Saul Berenson (Mandy Patinkin) is also home, wondering (with Carrie) why black-ops chief Dar Adal (F. Murray Abraham) was in the car with Haqqani, which had led Carrie to abruptly halt her plan to kill Haqqani after stopping Quinn from blowing him up.

.

Outside the family home, there's a passionate kiss between Quinn and Carrie, for whom writers had teased a romantic relationship that never happened.

A reluctant Carrie blames her bipolar disorder for certain failure: "I'll just screw it up,," she says of a connection. "i know how this goes; it ends badly." Quinn offers to provide them an escape hatch from the CIA: "We''ll get out together."

Carrie then leaves on a road trip to Missouri to chase down the mother she spurned: "I want her to look me in the eye and explain herself," she tells Maggie, once again handing off Franny. When she gets there, mom's at work at a local school, but Carrie encounters a teenage boy, her half-brother. She finds mom on the playground: "So you left your children to have more children?"

Meanwhile, Quinn, recruited for a new mission to Syria by an associate, rebuffs him. "I quit the group, bro," he says. "Since when?" "Since right now, I guess. I'm out." But he hangs onto a dossier about the job.
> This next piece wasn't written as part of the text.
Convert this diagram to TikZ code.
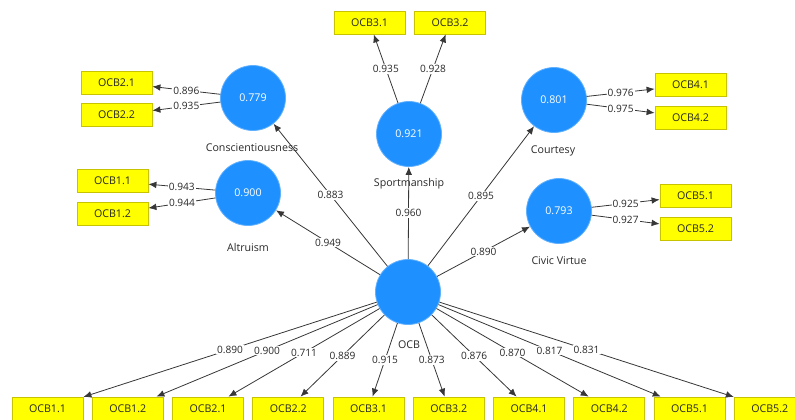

And Saul meets with Dar Adal, his old mentor, who offers to put his name on the short list to regain his old job as CIA director, now that Lockhart's (Tracy Letts) bungled effort at the embassy is leading to his ouster. Dar Adal explains the reason for his presence in Haqqani's car: He agreed to take the terrorist's name off a "kill list" for a promise not to harbor agents in Afghanistan. Saul calls the conversation sedition. "Not every choice we make is blessed with moral clarity," Dar Adal says.

Quinn calls Carrie in Missouri, and offers to meet her there. "I'm no good for you, or anyone else," Carrie says. "So it's a no?" "I'm not saying that." Turns out mom was pregnant with Tim, Carrie's half-brother, when she left her family, but Tim's dad ditched her before he was born. But there were more affairs, though dad has always blamed the split on his own bipolar disorder, which Carrie inherited.

"You're the one who let me down, right when I needed you the most," Carrie says. "I got sick, just like dad, in my first year of college. All I wanted was my mom, and you were not there, you were nowhere."

Then: "I've always thought that being bipolar meant that you couldn't be with people; not for the long haul because they'll up and leave you," Carrie says. Her mom says she can; Carrie runs back to her motel and tries Quinn, whose cell number has been disconnected. Did he go on the mission after all?

Yes. He shows up for the mission, and hands his would-be replacement an envelope addressed to Carrie. She storms into Dar Adal to find Quinn, tells him she saw him in Haqqani's car and threatens to reveal it to the Washington Post.. "You make a deal with Haqqani you dishonor every officer, every soldier at the embassy who died at his hands."

When she finds a self-interested Saul, complicit in Dar Adal's plan, Carrie drives off with that familiar furrowed brow of hers, alone but determined.